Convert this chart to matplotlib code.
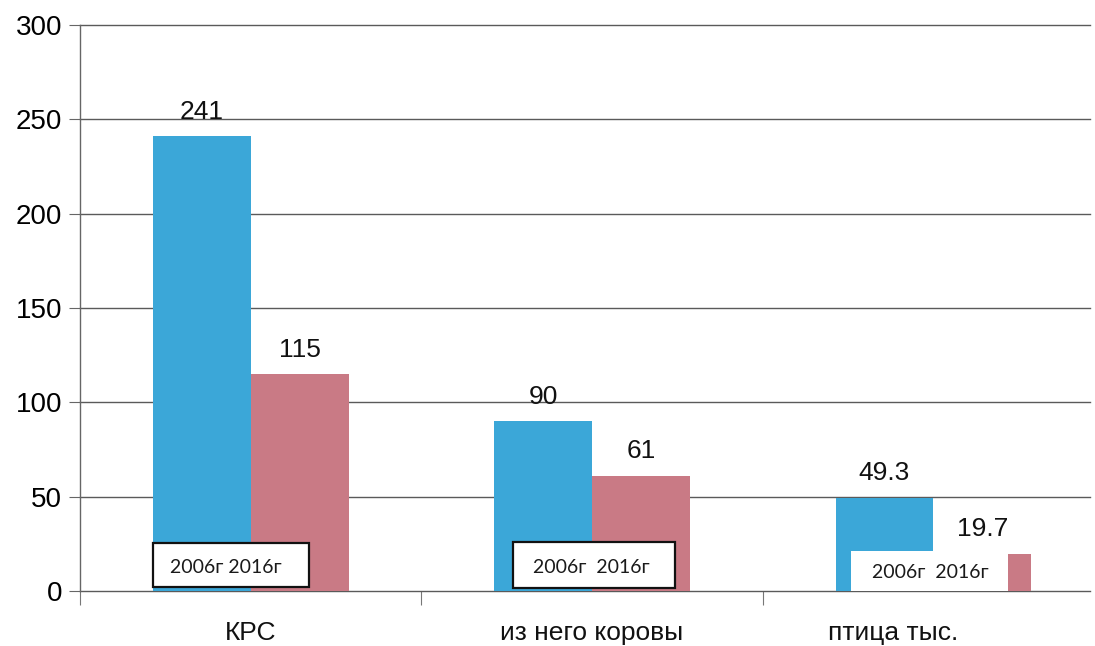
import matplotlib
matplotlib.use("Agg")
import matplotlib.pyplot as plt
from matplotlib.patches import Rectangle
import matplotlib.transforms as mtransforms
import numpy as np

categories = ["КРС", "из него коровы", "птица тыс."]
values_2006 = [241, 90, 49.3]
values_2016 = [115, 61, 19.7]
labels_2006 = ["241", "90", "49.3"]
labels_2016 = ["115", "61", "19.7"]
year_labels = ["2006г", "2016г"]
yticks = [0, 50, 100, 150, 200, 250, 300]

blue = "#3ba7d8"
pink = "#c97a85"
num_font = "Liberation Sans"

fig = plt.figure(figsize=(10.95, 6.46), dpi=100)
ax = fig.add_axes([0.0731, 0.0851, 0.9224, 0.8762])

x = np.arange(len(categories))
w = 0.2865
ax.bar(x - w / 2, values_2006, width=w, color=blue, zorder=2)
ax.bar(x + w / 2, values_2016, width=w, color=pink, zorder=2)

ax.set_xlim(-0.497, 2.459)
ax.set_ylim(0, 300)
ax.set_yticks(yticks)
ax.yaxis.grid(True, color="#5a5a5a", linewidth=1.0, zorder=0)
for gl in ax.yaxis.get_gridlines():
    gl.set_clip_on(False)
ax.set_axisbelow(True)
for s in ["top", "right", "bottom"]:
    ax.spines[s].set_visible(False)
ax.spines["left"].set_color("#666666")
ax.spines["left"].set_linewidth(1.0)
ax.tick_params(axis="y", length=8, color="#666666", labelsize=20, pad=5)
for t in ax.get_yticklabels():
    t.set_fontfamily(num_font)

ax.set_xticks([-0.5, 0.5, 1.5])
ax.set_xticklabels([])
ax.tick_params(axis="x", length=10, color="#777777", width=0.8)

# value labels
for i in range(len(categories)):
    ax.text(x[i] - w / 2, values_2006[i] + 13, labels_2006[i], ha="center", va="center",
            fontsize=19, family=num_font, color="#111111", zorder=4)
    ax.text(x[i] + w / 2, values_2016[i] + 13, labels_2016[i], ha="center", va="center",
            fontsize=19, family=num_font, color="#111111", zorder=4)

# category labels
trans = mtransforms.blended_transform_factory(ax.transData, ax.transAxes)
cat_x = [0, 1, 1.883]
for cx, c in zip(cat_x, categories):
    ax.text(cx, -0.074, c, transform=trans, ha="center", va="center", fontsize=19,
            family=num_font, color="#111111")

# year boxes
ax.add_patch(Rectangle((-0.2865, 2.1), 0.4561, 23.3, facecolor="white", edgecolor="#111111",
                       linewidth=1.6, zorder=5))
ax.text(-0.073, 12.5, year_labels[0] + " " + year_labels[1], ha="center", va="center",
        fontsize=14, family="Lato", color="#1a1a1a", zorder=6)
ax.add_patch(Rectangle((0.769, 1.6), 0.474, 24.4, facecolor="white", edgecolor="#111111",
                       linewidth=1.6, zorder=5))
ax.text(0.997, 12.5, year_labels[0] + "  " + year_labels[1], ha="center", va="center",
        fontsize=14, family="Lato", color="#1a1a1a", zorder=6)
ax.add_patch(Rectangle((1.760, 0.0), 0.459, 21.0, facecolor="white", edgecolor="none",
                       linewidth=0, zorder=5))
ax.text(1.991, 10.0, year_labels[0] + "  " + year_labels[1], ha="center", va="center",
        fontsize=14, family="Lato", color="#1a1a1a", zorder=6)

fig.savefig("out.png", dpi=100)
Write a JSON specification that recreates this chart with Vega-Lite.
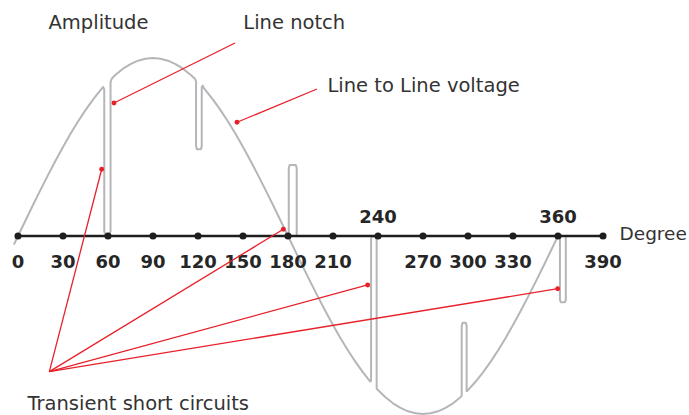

## Exercise
Reproduce only the lines of the records from the start up to and including the line that holds "ax.bar(x + w"; do not carry over any picture.

## Task answer
Convert this chart to matplotlib code.
import matplotlib
matplotlib.use("Agg")
import matplotlib.pyplot as plt
from matplotlib.patches import Rectangle
import matplotlib.transforms as mtransforms
import numpy as np

categories = ["КРС", "из него коровы", "птица тыс."]
values_2006 = [241, 90, 49.3]
values_2016 = [115, 61, 19.7]
labels_2006 = ["241", "90", "49.3"]
labels_2016 = ["115", "61", "19.7"]
year_labels = ["2006г", "2016г"]
yticks = [0, 50, 100, 150, 200, 250, 300]

blue = "#3ba7d8"
pink = "#c97a85"
num_font = "Liberation Sans"

fig = plt.figure(figsize=(10.95, 6.46), dpi=100)
ax = fig.add_axes([0.0731, 0.0851, 0.9224, 0.8762])

x = np.arange(len(categories))
w = 0.2865
ax.bar(x - w / 2, values_2006, width=w, color=blue, zorder=2)
ax.bar(x + w / 2, values_2016, width=w, color=pink, zorder=2)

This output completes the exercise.